Collin Donnell at AltWWDC.

SAN FRANCISCO, CA Collin Donnell wants app developers to learn from his mistakes.

Donnell, a full-time iOS developer  since 2008 whose app credits include Pinbook for Pinboard, shared some tips to a packed room at AltWWDC, which we have been all over like an snuggle iPad case. He divided them into practical and philosophical, but they sort of blend together.

Here are some of his main pointers:

  •  Slow down in the beginning.

Think a lot more before you start and design the code first.
“As coders, we want to be pressing the buttons right from the beginning, but that’s not always the best approach.”
He recommends going to the drawing board with OmniGraffle or a mind mapping app such as Mind Node to get your ideas down before you start typing. “Designing the code provides a roadmap, that way you can see where bottlenecks are up front. Often you’re making same mistakes and looking at it before you start can sometimes prevent that.”

  • If you want fast, make sure you’re test driving a Ferrari, not a Fiat.

Donnell admits to being a “pretty naive” when testing downloading and parsing data for Pinbook, a pin board whose API works a bit like Delicious.
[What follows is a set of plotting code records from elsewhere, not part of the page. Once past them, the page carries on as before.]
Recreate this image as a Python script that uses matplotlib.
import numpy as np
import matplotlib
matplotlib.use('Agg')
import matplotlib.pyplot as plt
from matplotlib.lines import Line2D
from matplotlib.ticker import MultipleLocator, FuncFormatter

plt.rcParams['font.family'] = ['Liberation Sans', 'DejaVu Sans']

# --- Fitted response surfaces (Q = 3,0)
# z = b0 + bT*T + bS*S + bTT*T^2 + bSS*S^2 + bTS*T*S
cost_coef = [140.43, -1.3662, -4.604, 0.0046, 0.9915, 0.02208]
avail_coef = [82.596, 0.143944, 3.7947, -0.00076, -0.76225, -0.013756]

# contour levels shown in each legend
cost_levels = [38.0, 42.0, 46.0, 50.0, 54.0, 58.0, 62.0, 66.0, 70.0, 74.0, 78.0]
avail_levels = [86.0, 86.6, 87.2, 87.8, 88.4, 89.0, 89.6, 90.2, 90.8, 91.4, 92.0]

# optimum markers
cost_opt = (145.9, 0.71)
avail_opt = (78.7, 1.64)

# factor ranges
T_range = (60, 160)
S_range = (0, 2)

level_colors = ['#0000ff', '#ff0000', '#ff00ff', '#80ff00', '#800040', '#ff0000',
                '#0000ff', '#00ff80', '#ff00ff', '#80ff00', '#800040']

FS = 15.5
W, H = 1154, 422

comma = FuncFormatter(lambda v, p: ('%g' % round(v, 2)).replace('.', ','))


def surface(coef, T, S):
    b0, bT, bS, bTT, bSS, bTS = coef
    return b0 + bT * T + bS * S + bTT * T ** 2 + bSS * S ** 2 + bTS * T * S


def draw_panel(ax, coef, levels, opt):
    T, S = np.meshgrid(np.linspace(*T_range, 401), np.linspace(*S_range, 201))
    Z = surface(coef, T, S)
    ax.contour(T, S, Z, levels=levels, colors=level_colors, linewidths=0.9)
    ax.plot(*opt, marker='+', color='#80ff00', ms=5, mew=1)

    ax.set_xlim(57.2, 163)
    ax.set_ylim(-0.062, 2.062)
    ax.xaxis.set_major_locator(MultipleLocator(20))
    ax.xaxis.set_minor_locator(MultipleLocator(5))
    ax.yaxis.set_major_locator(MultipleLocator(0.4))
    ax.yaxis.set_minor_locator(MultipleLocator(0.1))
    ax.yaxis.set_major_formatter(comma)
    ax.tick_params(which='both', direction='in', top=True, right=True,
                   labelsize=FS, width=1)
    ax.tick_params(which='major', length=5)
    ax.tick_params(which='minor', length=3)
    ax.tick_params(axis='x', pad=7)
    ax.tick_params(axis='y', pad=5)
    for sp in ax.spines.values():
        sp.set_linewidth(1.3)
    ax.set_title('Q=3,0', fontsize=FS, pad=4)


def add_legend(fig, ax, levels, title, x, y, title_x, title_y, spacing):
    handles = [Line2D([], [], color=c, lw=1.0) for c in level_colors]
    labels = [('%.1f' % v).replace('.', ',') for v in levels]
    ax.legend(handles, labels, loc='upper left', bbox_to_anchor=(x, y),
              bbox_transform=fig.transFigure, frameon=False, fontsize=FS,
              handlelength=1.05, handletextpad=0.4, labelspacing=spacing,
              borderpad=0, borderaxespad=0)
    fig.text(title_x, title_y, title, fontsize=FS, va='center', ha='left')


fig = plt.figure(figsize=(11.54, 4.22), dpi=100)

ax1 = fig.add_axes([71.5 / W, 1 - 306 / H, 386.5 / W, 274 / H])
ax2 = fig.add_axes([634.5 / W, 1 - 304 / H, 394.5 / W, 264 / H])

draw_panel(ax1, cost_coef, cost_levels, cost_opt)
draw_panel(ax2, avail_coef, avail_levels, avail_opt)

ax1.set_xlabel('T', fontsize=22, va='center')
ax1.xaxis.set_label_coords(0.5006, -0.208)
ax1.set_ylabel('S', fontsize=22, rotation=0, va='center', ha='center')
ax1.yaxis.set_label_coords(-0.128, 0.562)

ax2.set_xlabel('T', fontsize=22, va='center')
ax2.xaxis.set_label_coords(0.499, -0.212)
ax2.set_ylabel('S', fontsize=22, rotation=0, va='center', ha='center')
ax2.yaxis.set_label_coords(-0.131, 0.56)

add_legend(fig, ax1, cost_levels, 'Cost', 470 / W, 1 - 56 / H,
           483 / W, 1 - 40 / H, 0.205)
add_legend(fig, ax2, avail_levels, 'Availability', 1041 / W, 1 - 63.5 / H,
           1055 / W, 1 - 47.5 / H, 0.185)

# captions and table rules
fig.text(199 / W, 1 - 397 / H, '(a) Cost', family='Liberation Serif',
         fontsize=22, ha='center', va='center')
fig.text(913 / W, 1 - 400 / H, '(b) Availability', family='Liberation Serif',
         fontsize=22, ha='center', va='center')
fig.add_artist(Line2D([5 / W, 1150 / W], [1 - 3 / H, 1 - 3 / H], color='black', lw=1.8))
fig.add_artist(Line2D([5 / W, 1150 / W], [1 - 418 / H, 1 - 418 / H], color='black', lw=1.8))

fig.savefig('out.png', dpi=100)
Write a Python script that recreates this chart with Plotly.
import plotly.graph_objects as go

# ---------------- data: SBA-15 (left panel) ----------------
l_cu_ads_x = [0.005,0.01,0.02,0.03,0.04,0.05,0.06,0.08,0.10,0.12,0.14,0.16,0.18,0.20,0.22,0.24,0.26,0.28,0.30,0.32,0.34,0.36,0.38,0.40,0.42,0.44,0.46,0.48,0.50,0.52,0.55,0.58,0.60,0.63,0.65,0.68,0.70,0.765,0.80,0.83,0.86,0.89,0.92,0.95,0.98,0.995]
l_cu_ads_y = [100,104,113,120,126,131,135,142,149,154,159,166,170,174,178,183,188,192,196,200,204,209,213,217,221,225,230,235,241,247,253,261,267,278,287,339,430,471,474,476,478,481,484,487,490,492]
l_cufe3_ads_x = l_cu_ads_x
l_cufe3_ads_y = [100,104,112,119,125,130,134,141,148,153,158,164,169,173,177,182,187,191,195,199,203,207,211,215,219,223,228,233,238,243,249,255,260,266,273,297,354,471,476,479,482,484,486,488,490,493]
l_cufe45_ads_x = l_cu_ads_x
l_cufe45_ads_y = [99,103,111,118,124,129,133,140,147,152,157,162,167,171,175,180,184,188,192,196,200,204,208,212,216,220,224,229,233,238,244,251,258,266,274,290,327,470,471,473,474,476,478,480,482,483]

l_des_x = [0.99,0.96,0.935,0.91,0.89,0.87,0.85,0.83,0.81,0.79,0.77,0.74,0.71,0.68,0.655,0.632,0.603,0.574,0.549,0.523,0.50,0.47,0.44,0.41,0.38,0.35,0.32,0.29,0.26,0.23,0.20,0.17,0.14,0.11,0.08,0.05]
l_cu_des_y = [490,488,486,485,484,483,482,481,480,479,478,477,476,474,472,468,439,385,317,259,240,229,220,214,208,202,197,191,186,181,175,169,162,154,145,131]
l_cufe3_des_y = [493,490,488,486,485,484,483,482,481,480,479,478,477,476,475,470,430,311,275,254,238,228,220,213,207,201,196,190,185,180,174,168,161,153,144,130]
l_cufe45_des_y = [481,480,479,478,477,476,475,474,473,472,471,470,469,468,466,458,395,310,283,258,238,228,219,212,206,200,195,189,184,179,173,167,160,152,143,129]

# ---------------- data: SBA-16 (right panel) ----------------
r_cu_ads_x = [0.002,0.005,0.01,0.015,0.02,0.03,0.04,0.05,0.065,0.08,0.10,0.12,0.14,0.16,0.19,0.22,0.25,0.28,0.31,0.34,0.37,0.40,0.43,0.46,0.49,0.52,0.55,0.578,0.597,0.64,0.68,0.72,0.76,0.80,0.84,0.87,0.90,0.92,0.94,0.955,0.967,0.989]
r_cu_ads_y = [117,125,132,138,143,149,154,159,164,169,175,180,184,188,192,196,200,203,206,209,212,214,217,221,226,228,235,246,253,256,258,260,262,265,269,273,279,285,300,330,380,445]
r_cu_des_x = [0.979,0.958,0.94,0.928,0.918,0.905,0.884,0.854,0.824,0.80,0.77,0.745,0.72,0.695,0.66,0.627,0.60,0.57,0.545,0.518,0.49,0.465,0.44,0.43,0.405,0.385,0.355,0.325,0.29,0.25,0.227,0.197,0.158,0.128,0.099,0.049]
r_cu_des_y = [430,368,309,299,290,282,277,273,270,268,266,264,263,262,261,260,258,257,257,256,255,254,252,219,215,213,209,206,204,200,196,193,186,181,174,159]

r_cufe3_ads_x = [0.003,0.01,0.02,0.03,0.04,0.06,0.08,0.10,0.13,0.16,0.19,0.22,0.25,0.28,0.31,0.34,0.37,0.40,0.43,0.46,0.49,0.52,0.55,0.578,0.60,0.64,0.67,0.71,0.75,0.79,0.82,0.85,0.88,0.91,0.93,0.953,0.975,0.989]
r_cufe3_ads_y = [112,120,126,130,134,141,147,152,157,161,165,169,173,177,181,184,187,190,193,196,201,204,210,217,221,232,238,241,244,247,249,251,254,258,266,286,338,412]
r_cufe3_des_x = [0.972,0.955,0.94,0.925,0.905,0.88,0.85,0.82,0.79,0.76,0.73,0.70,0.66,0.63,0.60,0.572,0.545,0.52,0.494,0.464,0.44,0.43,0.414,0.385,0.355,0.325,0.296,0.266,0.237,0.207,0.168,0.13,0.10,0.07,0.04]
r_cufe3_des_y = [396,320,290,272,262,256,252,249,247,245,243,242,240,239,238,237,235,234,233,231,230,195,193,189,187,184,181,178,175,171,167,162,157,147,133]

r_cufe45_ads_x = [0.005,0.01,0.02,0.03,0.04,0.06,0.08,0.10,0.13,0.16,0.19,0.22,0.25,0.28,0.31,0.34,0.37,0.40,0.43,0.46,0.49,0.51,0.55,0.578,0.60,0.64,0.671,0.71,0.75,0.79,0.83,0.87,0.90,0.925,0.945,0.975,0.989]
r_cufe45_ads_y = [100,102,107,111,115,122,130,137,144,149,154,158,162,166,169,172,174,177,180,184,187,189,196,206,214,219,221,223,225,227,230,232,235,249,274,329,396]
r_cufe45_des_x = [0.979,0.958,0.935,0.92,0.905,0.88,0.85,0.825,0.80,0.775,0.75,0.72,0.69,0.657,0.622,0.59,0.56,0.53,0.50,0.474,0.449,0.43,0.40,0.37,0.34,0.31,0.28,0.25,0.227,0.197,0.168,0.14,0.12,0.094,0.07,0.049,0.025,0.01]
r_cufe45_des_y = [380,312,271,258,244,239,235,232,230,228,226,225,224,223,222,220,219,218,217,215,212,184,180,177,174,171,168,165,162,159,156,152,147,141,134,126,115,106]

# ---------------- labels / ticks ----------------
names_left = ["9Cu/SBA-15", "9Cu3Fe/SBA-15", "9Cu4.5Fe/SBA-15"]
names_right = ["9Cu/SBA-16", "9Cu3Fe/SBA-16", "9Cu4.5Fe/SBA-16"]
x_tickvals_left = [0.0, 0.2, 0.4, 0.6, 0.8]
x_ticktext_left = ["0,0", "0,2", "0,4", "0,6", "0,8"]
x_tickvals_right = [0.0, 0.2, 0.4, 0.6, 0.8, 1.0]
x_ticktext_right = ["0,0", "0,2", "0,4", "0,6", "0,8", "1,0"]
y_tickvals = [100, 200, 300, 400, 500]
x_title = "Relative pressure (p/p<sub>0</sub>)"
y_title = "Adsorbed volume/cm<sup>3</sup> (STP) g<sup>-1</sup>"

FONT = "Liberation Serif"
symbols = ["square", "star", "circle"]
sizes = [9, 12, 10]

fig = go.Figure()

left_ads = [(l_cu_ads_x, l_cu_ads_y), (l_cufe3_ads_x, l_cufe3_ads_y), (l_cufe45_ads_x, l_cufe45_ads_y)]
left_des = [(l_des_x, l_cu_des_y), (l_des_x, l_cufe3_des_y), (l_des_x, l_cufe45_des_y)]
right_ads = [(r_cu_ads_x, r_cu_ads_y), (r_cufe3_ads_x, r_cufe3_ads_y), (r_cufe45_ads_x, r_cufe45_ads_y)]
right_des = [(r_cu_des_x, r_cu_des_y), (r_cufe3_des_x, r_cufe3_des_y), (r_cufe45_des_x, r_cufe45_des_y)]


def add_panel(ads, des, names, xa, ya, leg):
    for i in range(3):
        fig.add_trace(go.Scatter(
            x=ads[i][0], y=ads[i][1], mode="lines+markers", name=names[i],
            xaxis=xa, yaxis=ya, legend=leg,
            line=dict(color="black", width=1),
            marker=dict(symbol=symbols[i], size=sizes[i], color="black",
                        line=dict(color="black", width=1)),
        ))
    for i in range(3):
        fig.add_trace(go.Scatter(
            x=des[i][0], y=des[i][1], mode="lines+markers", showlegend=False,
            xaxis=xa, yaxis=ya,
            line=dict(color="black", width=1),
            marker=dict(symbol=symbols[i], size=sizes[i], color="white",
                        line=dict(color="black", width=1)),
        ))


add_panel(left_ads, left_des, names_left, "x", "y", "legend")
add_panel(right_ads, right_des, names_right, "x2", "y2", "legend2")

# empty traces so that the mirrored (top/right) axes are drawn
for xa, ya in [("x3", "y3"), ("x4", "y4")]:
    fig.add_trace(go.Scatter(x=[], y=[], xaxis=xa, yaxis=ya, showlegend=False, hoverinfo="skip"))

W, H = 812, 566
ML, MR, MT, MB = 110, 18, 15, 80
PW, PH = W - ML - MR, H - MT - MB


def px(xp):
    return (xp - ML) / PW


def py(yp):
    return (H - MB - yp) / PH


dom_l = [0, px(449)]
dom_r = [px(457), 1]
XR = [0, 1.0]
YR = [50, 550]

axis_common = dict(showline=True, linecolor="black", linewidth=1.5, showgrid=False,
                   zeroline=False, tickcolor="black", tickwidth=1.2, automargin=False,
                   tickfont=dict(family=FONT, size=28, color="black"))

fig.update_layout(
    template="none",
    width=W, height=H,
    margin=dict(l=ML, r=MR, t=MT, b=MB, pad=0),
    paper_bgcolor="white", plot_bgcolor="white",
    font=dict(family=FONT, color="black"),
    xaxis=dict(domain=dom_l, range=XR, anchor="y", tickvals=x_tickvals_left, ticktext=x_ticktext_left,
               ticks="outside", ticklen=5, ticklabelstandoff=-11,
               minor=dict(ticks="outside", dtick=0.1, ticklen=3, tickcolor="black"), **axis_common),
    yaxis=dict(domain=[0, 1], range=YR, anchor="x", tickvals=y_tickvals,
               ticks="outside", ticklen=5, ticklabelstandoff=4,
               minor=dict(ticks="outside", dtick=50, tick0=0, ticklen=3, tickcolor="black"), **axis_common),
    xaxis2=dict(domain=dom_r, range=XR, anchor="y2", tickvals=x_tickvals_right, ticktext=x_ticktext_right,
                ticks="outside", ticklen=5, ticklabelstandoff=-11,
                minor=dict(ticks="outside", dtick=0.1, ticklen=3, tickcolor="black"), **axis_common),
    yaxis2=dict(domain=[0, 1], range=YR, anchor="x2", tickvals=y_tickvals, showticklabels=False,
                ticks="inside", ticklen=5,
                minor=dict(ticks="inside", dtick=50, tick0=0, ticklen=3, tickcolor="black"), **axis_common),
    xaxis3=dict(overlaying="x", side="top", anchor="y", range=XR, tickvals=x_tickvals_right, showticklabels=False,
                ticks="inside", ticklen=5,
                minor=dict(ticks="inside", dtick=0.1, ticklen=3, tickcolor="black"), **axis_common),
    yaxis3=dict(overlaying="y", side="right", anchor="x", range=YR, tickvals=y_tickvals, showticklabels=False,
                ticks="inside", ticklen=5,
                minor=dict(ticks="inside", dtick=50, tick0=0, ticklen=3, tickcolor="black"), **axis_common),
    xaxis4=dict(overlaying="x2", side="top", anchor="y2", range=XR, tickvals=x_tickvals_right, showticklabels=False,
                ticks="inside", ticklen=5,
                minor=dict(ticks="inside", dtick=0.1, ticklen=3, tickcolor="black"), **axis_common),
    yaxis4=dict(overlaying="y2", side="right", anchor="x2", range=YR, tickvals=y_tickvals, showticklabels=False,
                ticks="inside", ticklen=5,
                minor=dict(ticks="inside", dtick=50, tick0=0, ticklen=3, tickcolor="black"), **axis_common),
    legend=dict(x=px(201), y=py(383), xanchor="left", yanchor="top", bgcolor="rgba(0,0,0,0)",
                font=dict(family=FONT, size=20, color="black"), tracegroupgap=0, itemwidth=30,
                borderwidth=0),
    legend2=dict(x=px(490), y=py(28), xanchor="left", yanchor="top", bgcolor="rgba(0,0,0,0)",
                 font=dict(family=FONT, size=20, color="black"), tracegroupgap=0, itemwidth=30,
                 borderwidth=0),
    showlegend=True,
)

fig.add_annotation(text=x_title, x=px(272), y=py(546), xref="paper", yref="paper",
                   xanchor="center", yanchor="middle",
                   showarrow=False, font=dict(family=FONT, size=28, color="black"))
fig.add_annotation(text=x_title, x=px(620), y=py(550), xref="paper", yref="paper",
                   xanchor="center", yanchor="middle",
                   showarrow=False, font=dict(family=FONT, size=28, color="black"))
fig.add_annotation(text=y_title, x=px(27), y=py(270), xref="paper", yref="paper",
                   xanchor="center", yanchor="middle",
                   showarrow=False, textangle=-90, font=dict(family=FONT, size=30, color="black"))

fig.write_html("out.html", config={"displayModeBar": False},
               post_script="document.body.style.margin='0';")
It seemed fast enough when he tried it on his own 300 or so bookmarks, but as it turned out, heavy users had more like 30,000 or 40,000 bookmarks. The app definitely wasn’t going to be useful if it took 10 minutes to synch.

  • If you need high performance don’t be afraid to take a different direction, try something a little a harder or learn something.

He needed to get that lag time down from a leisurely seven minutes to a few speedy seconds, and the way to go ended up requiring a change to LibXML streaming SAX parser, which can download as it parses. The other speed enhancer was to figure out a way to fetch objects that have been updated without a fetch request while parsing. The lesson was: however much caching you have to do upfront, it will always be faster than a bunch of fetch requests. Getting a change signature would tell if something had changed and one fetch request with core data would do it.

“I didn’t know what was going to work and there wasn’t a lot of documentation. That was a hard edge for me to bump up against,” he said. “But if you’re not into it because hard things are fun, maybe it’s not for you.”

  • Google may be your best friend

Donnell swears by this method for performance issues, especially when he’s been handed an app that someone else developed.
First load the app in instruments, then tweak the settings so it shows you the reverse call tree. At that point, you have an idea what’s causing the issue. Then Donnell says he pastes that into Google, adding in the word “slow” after. “You’d be surprised how many times someone has written a really detailed blog post explaining why it’s faster to turn it into an NSData and get the range of the comparison there” and voila’, your sluggish app is now back on track.

“We all like to write blog posts about all the fun things we discover,” he said, so harness that. On the flip side: help those who come after you by sharing the cool thing you found out.

  • Six degrees of Kevin Bacon is fun at a party, but not for your code

Any time you can, favor a more direct connection over a less direct one, so you can follow the path of the code from component to component. And keep those components as small as possible, so you can pull it apart to speed things up. “If writing a delegate is more typing but I know it’s the better thing to do, that’s what I’m going to do…When I do something less direct, it ends up creating problems. You can’t figure out why there are six degrees of Kevin Bacon sending out a notification” and you’re stuck.

“I’m not smart enough to write code that bad. To me, bad code that doesn’t perform well is usually complicated code, so I usually keep it simple. If I were smarter or had a computer science degree I’d probably be better at writing stuff that performed worse.”